NanoComp / meep

free finite-difference time-domain (FDTD) software for electromagnetic simulations
GNU General Public License v2.0
1.19k stars 610 forks source link

"Free" (or at least cheap) hardware acceleration via openMP #1719

Open smartalecH opened 3 years ago

smartalecH commented 3 years ago

The hybrid openMP/MPI branch (#1628) uses various openMP directives to parallelize the computation (e.g. #pragma omp parallel for).

More recent versions of openMP (circa 2018) support offloading the same computation onto hardware accelerators (e.g. GPUs), with very little modification to the same compiler directives. We would just have to make sure data that is meant to stay on the accelerator actually stays on the accelerator for a certain amount of time to overcome the hit from communication.

For example, we could create a function called run_until(n) that continuously timesteps for n steps without any interrupts (currently the run(until=n) calls back to python each iteration). All of the timestepping, dft-ing, etc. can be performed on the accelerator. Even convergence checks can be performed on the accelerator. The main benefit to using an accelerator for FDTD, of course, would be the extremely high memory bandwidths (FDTD is generally memory-bound, not compute bound).

In the past, pursuing hardware acceleration was rather undesirable as this required a custom kernel written using a proprietary API. While some directive-level shortcuts have existed for a long time (e.g. OpenACC) there wasn't enough motivation to justify the time sink.

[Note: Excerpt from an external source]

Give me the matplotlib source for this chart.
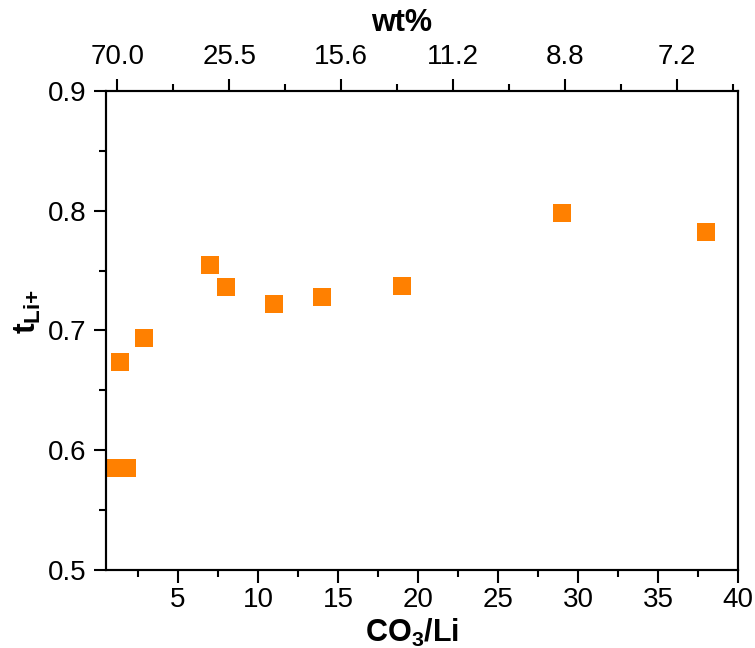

However, since we are already playing with OpenMP, it might be worth extending (or at least exploring) the functionality to also support basic accelerators.

smartalecH commented 3 years ago

An alternative approach is to use a framework like kokkos, which supports many different backends but is both data- and compute-explicit. This would potentially work much better than a single openMP library shipped with a particular compiler.